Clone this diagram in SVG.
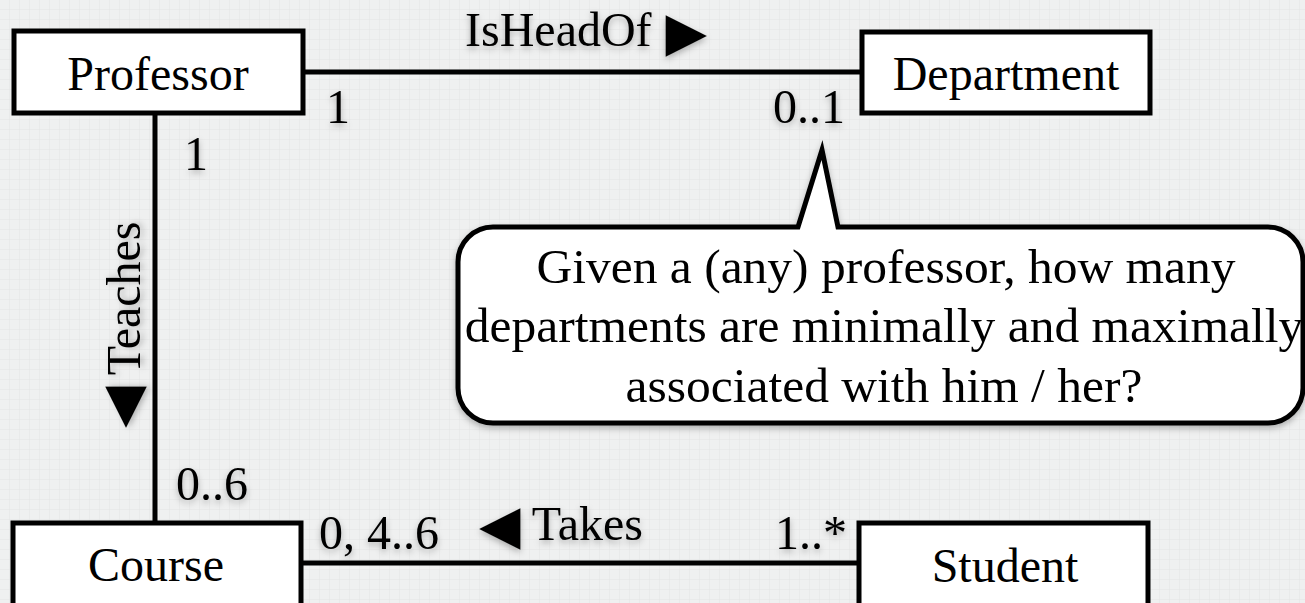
<svg xmlns="http://www.w3.org/2000/svg" width="1305" height="603" viewBox="0 0 1305 603">
  <defs>
    <pattern id="grid" width="10" height="10" patternUnits="userSpaceOnUse">
      <rect width="10" height="10" fill="#eff0f0"/>
      <path d="M10 0 V10 M0 10 H10" stroke="#e3e5e5" stroke-width="1" fill="none"/>
    </pattern>
    <filter id="shadow" x="-20%" y="-20%" width="140%" height="160%">
      <feDropShadow dx="0" dy="3" stdDeviation="3" flood-color="#000" flood-opacity="0.28"/>
    </filter>
  </defs>
  <style>
    .box { fill: #ffffff; stroke: #000000; stroke-width: 5; }
    .conn { stroke: #000000; stroke-width: 5; fill: none; }
    .t { font-family: "Liberation Serif", "Times New Roman", "DejaVu Serif", serif; font-size: 48px; fill: #000000; }
    .lbl { filter: url(#shadow); }
    .tri { font-family: "DejaVu Sans", sans-serif; font-size: 54px; }
    .c { text-anchor: middle; }
    .e { text-anchor: end; }
    .call { font-size: 49.5px; }
  </style>
  <rect width="1305" height="603" fill="url(#grid)"/>

  <g id="connectors">
    <line class="conn" x1="303" y1="72" x2="862" y2="72"/>
    <line class="conn" x1="155" y1="113" x2="155" y2="523"/>
    <line class="conn" x1="301" y1="563" x2="859" y2="563"/>
  </g>

  <g id="labels">
    <text class="t lbl" x="465" y="46">IsHeadOf <tspan class="tri" dx="2" dy="4">▶</tspan></text>
    <text class="t lbl" x="326" y="123">1</text>
    <text class="t lbl e" x="845" y="123">0..1</text>
    <text class="t lbl" x="184" y="170">1</text>
    <text class="t lbl" transform="translate(140,428) rotate(-90)"><tspan class="tri">◀</tspan> Teaches</text>
    <text class="t lbl" x="479" y="540"><tspan class="tri" dy="3">◀</tspan><tspan dy="-3"> Takes</tspan></text>
    <text class="t lbl" x="176" y="500">0..6</text>
    <text class="t lbl" x="319" y="549">0, 4..6</text>
    <text class="t lbl e" x="847" y="549">1..*</text>
  </g>

  <g id="professor">
    <rect class="box" x="14" y="31" width="289" height="82"/>
    <text class="t c" x="158" y="90">Professor</text>
  </g>
  <g id="department">
    <rect class="box" x="862" y="32" width="288" height="81"/>
    <text class="t c" x="1006" y="90">Department</text>
  </g>
  <g id="course">
    <rect class="box" x="13" y="523" width="288" height="100"/>
    <text class="t c" x="156" y="581">Course</text>
  </g>
  <g id="student">
    <rect class="box" x="859" y="523" width="289" height="100"/>
    <text class="t c" x="1005" y="582">Student</text>
  </g>

  <g id="callout">
    <path class="box" filter="url(#shadow)" d="M493 227 H798 L822 150 L838 227 H1268 A35 35 0 0 1 1303 262 V388 A35 35 0 0 1 1268 423 H493 A35 35 0 0 1 458 388 V262 A35 35 0 0 1 493 227 Z"/>
    <text class="t c call" x="886" y="283">Given a (any) professor, how many</text>
    <text class="t c call" x="884" y="342">departments are minimally and maximally</text>
    <text class="t c call" x="884" y="402">associated with him / her?</text>
  </g>
</svg>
━━━━━━━━━━━━━━━━━━━━
(SHORT EXERCISE)
Reproduce the whole listing above word for word, but not its pictures.

(RESULT FOR THIS EXERCISE)
Clone this diagram in SVG.
<svg xmlns="http://www.w3.org/2000/svg" width="1305" height="603" viewBox="0 0 1305 603">
  <defs>
    <pattern id="grid" width="10" height="10" patternUnits="userSpaceOnUse">
      <rect width="10" height="10" fill="#eff0f0"/>
      <path d="M10 0 V10 M0 10 H10" stroke="#e3e5e5" stroke-width="1" fill="none"/>
    </pattern>
    <filter id="shadow" x="-20%" y="-20%" width="140%" height="160%">
      <feDropShadow dx="0" dy="3" stdDeviation="3" flood-color="#000" flood-opacity="0.28"/>
    </filter>
  </defs>
  <style>
    .box { fill: #ffffff; stroke: #000000; stroke-width: 5; }
    .conn { stroke: #000000; stroke-width: 5; fill: none; }
    .t { font-family: "Liberation Serif", "Times New Roman", "DejaVu Serif", serif; font-size: 48px; fill: #000000; }
    .lbl { filter: url(#shadow); }
    .tri { font-family: "DejaVu Sans", sans-serif; font-size: 54px; }
    .c { text-anchor: middle; }
    .e { text-anchor: end; }
    .call { font-size: 49.5px; }
  </style>
  <rect width="1305" height="603" fill="url(#grid)"/>

  <g id="connectors">
    <line class="conn" x1="303" y1="72" x2="862" y2="72"/>
    <line class="conn" x1="155" y1="113" x2="155" y2="523"/>
    <line class="conn" x1="301" y1="563" x2="859" y2="563"/>
  </g>

  <g id="labels">
    <text class="t lbl" x="465" y="46">IsHeadOf <tspan class="tri" dx="2" dy="4">▶</tspan></text>
    <text class="t lbl" x="326" y="123">1</text>
    <text class="t lbl e" x="845" y="123">0..1</text>
    <text class="t lbl" x="184" y="170">1</text>
    <text class="t lbl" transform="translate(140,428) rotate(-90)"><tspan class="tri">◀</tspan> Teaches</text>
    <text class="t lbl" x="479" y="540"><tspan class="tri" dy="3">◀</tspan><tspan dy="-3"> Takes</tspan></text>
    <text class="t lbl" x="176" y="500">0..6</text>
    <text class="t lbl" x="319" y="549">0, 4..6</text>
    <text class="t lbl e" x="847" y="549">1..*</text>
  </g>

  <g id="professor">
    <rect class="box" x="14" y="31" width="289" height="82"/>
    <text class="t c" x="158" y="90">Professor</text>
  </g>
  <g id="department">
    <rect class="box" x="862" y="32" width="288" height="81"/>
    <text class="t c" x="1006" y="90">Department</text>
  </g>
  <g id="course">
    <rect class="box" x="13" y="523" width="288" height="100"/>
    <text class="t c" x="156" y="581">Course</text>
  </g>
  <g id="student">
    <rect class="box" x="859" y="523" width="289" height="100"/>
    <text class="t c" x="1005" y="582">Student</text>
  </g>

  <g id="callout">
    <path class="box" filter="url(#shadow)" d="M493 227 H798 L822 150 L838 227 H1268 A35 35 0 0 1 1303 262 V388 A35 35 0 0 1 1268 423 H493 A35 35 0 0 1 458 388 V262 A35 35 0 0 1 493 227 Z"/>
    <text class="t c call" x="886" y="283">Given a (any) professor, how many</text>
    <text class="t c call" x="884" y="342">departments are minimally and maximally</text>
    <text class="t c call" x="884" y="402">associated with him / her?</text>
  </g>
</svg>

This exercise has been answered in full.